Eastbound traffic soared 18% in the first quarter, with a 22% jump in April, while volumes to the Middle East declined by 2% and eastbound volumes rose 8%-10%
Middle East imports falling as Indian subcontinent booms
CONTAINER shipments in the combined eastbound Europe to the Middle East and South Asia trade performed well in the first quarter, rising 5.2% year on year, according to Container Trade Statistics.
But that aggregate rate hides two very different performances by the two destination markets, reports shipping analyst Drewry, highlighting CTS reports that inbound traffic to South Asia soared by 18% in the first quarter to reach approximately 410,000 teu, whereas Middle East imports declined by 2% to land at about 590,000 teu.
The same divergent story continued into April as Europe to Middle East traffic was down by 1.6%, versus a 22.3% jump for South Asia imports, Drewry noted.
However, there was a much more balanced picture for the westbound trade, with exports from the Middle East and South Asia to Europe much more closely aligned than they were in the opposite direction. Middle East exports rose by 10% in the first quarter to nearly 225,000 teu while outbound shipments from South Asia increased by 8.2% to about 525,000 teu, Drewry highlighted.
On a rolling 12-month average basis, growth from Europe to South Asia topped 10% up to and including April, and 8% in the opposite direction. Meanwhile, container trade volumes from the Middle East to Europe rose 6.4% on a rolling 12-month average basis, but inbound trade was still “languishing at nearly -2%”, Drewry said.

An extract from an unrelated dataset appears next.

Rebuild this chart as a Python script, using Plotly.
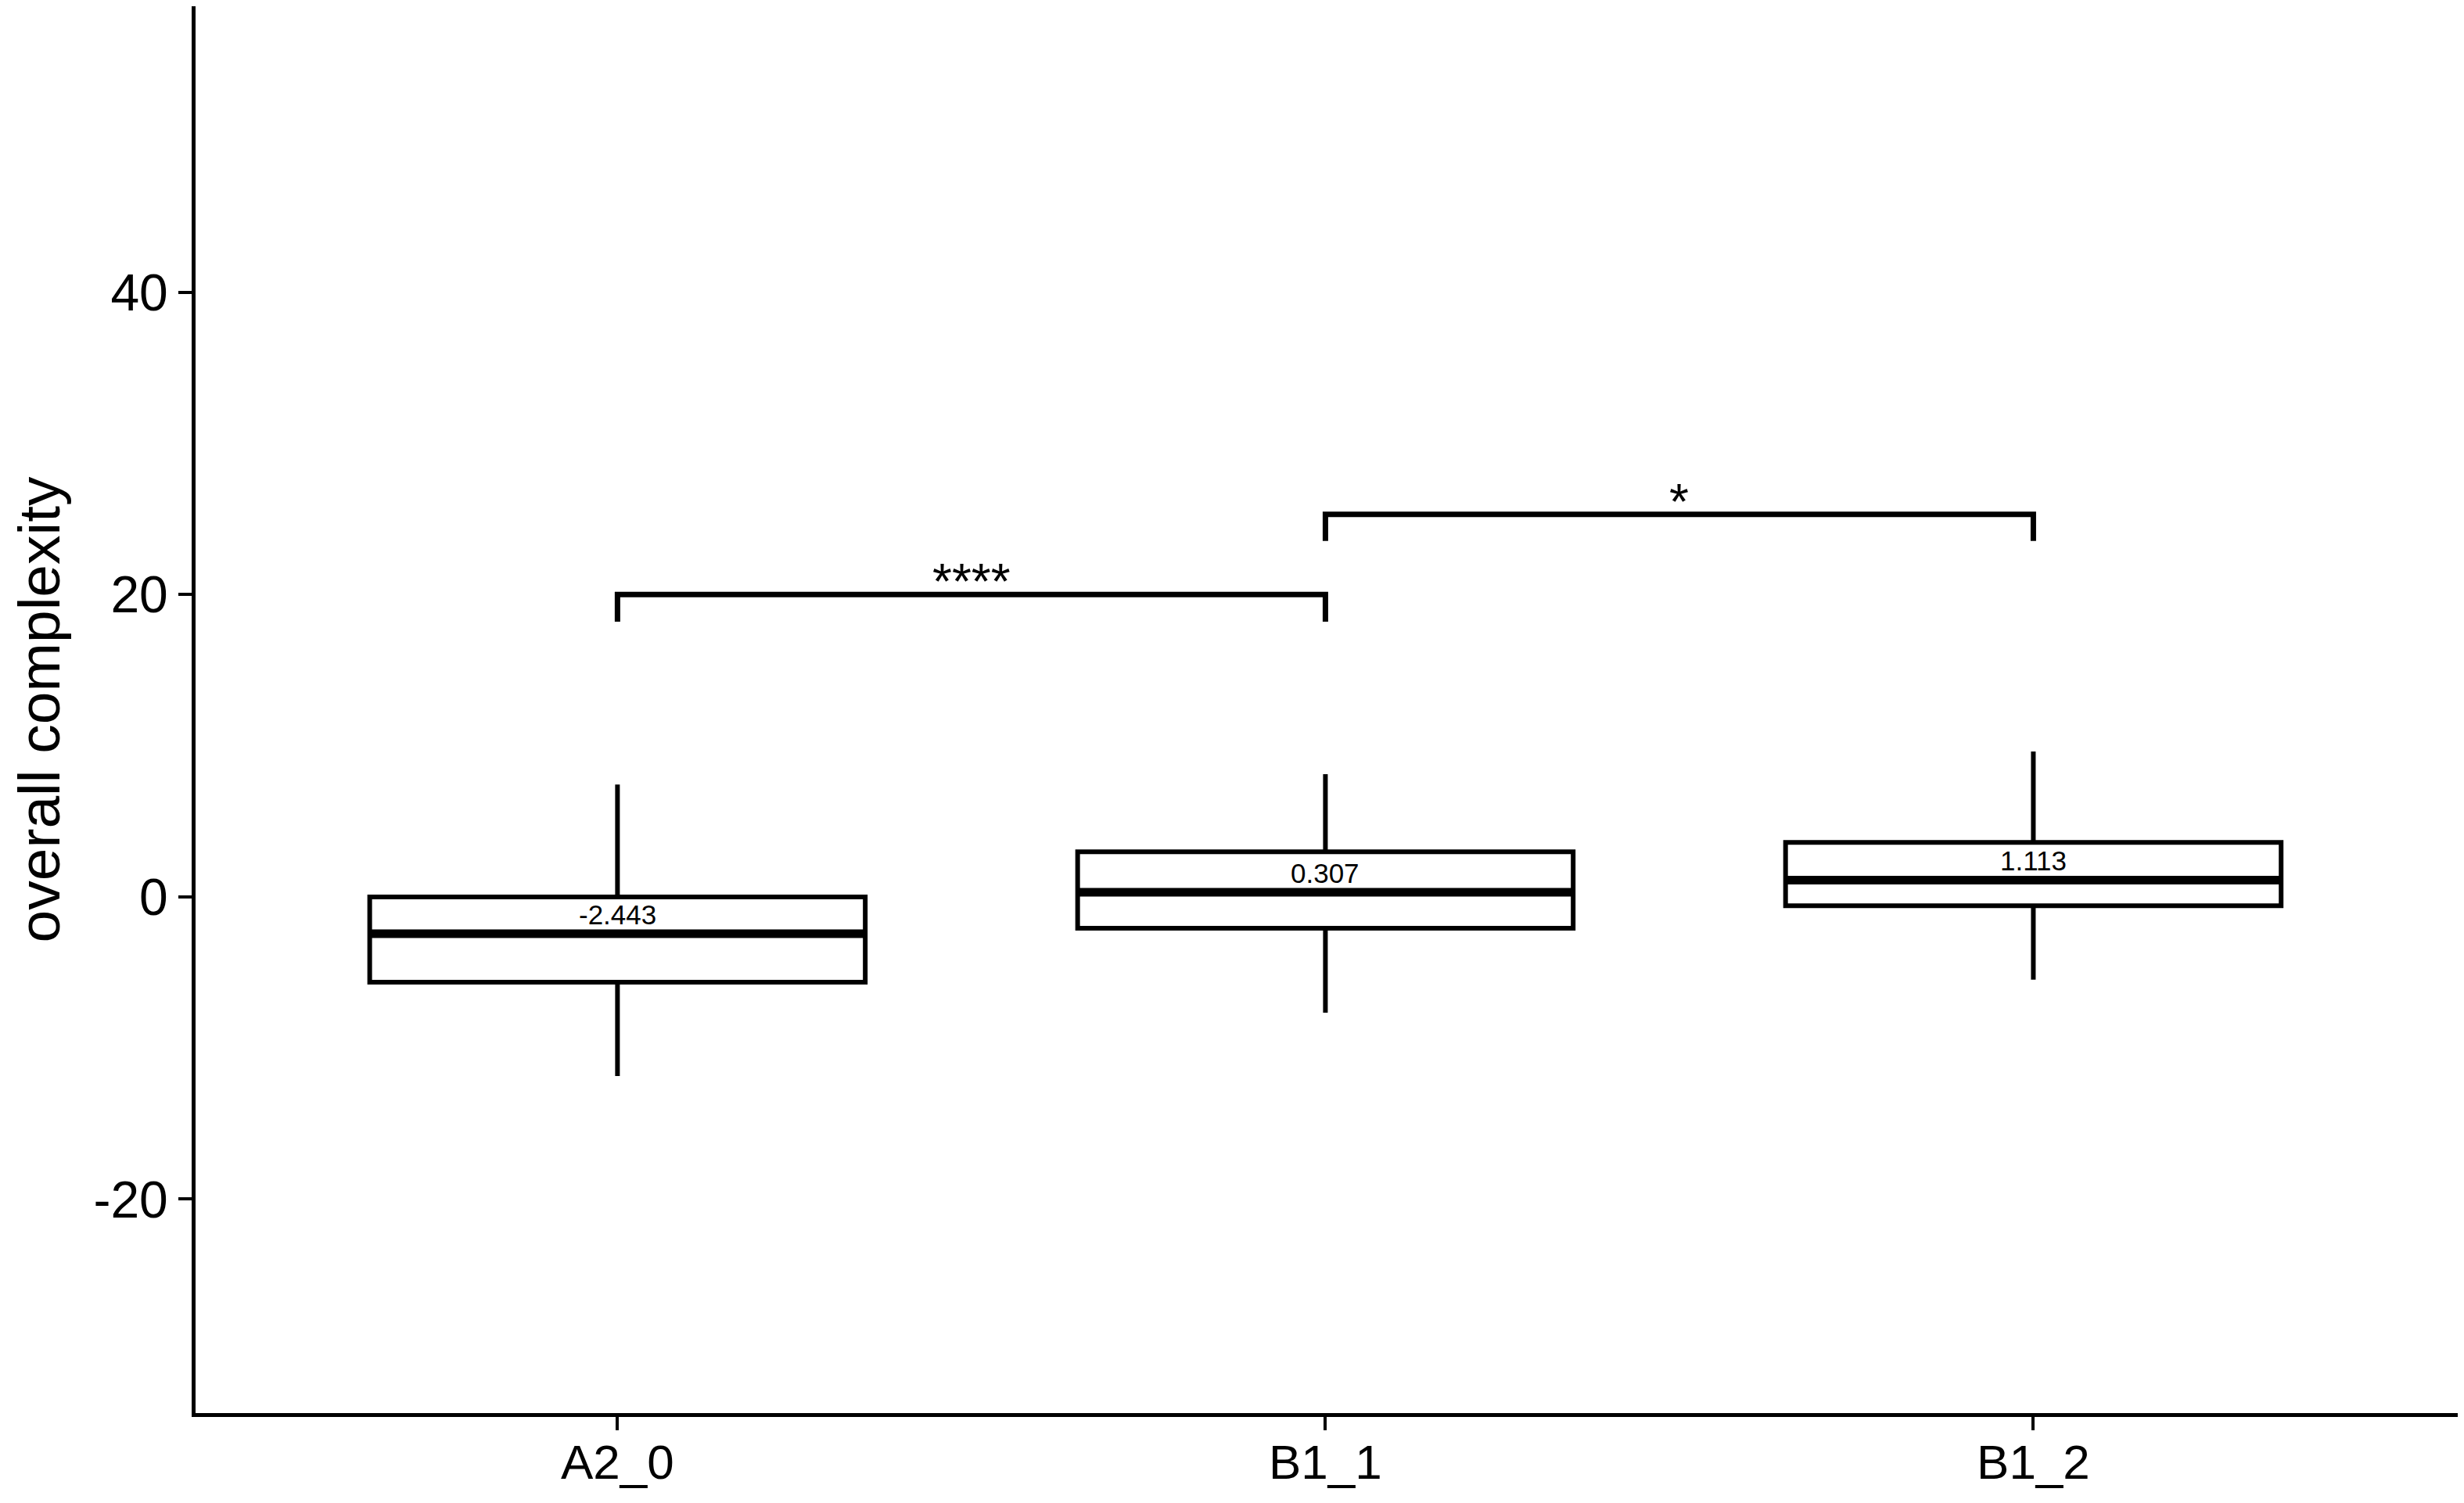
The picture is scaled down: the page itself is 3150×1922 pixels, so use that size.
import plotly.graph_objects as go

# ---- data ----
categories = ["A2_0", "B1_1", "B1_2"]
lower_whisker = [-11.85, -7.66, -5.47]
q1_values = [-5.64, -2.08, -0.59]
medians = [-2.443, 0.307, 1.113]
q3_values = [0.0, 2.98, 3.60]
upper_whisker = [7.43, 8.12, 9.62]

y_tick_values = [-20, 0, 20, 40]
y_tick_text = ["-20", "0", "20", "40"]

# significance brackets: (group a, group b, bar height, tip bottom, label)
bracket_from = ["A2_0", "B1_1"]
bracket_to = ["B1_1", "B1_2"]
bracket_top = [20.0, 25.3]
bracket_tip = [18.2, 23.55]
bracket_label = ["****", "*"]

BOX_WIDTH = 0.7
FONT = "Liberation Sans, Arial, sans-serif"

pos = {c: i for i, c in enumerate(categories)}
xs = [pos[c] for c in categories]

fig = go.Figure()

fig.add_trace(go.Box(
    x=xs,
    q1=q1_values, median=medians, q3=q3_values,
    lowerfence=lower_whisker, upperfence=upper_whisker,
    width=BOX_WIDTH, whiskerwidth=0,
    fillcolor="white",
    line=dict(color="black", width=6),
    boxpoints=False, showlegend=False, hoverinfo="skip",
))

# thicker median bars (ggplot style)
for x, m in zip(xs, medians):
    fig.add_trace(go.Scatter(
        x=[x - BOX_WIDTH / 2, x + BOX_WIDTH / 2], y=[m, m],
        mode="lines", line=dict(color="black", width=11),
        showlegend=False, hoverinfo="skip",
    ))

# median labels
for x, m in zip(xs, medians):
    fig.add_annotation(
        x=x, y=m, text=f"{m:.3f}", showarrow=False,
        xref="x", yref="y", yanchor="bottom", yshift=3,
        font=dict(family=FONT, size=35, color="black"),
    )

# significance brackets
for a, b, top, tip, lab in zip(bracket_from, bracket_to, bracket_top, bracket_tip, bracket_label):
    xa, xb = pos[a], pos[b]
    fig.add_trace(go.Scatter(
        x=[xa, xa, xb, xb], y=[tip, top, top, tip],
        mode="lines", line=dict(color="black", width=7),
        showlegend=False, hoverinfo="skip",
    ))
    fig.add_annotation(
        x=(xa + xb) / 2, y=top, text=lab, showarrow=False,
        xref="x", yref="y", yanchor="bottom", yshift=-22,
        font=dict(family=FONT, size=64, color="black"),
    )

# the page body adds an 8px margin, so the figure is sized to fit inside it
fig.update_layout(
    width=3134, height=1906,
    margin=dict(l=242, r=0, t=0, b=107),
    paper_bgcolor="white", plot_bgcolor="white",
    showlegend=False,
    font=dict(family=FONT, color="black"),
)

fig.update_xaxes(
    range=[-0.596, 2.5995],
    tickmode="array", tickvals=xs, ticktext=categories,
    showline=True, linecolor="black", linewidth=5,
    ticks="outside", ticklen=17, tickwidth=4, tickcolor="black",
    tickfont=dict(family=FONT, size=62, color="black"),
    ticklabelstandoff=-12,
    showgrid=False, zeroline=False,
)
fig.update_yaxes(
    range=[-34.15, 58.92],
    tickmode="array", tickvals=y_tick_values, ticktext=y_tick_text,
    showline=True, linecolor="black", linewidth=5,
    ticks="outside", ticklen=17, tickwidth=4, tickcolor="black",
    tickfont=dict(family=FONT, size=66, color="black"),
    showgrid=False, zeroline=False,
    title=dict(text="overall complexity", standoff=24,
               font=dict(family=FONT, size=75, color="black")),
)

fig.write_html("out.html")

Capacity adjustments in this corridor have largely come from the addition of larger ships to existing services, Drewry noted, with only one new service start-up in recent months – the ME6 service (three ships of 2,500 teu-4,300 teu) from Maersk Line, which connects the Spanish hub Algeciras with the Red Sea ports of Aqaba and Jeddah before calling at Port Said on the return leg.
Mediterranean Shipping Co added two ships to its North Europe-Indian Ocean East Africa Express when it included new calls at the Baltic ports of Gdynia in Poland and Klaipeda in Lithuania. The extra ships cater for the longer transit times rather than add any new capacity to the trade, Drewry said.
On the pricing side, spot rates from Rotterdam to Nhava Sheva have been in decline for the past 12 months. According to Drewry’s Container Freight Rate Insight, 40ft container rates were $1,230 in May, which represented a drop of 30% on the same month one year ago when prices were at a recent high point.
Rates from Jebel Ali to Rotterdam were priced at similar levels in May having been more stable over the past year, Drewry noted.
“Freight rates are likely to rise across the board for spot shippers as a consequence of higher fuel costs for carriers, but stronger fundamentals suggest the increases will be greater for South Asia,” Drewry said.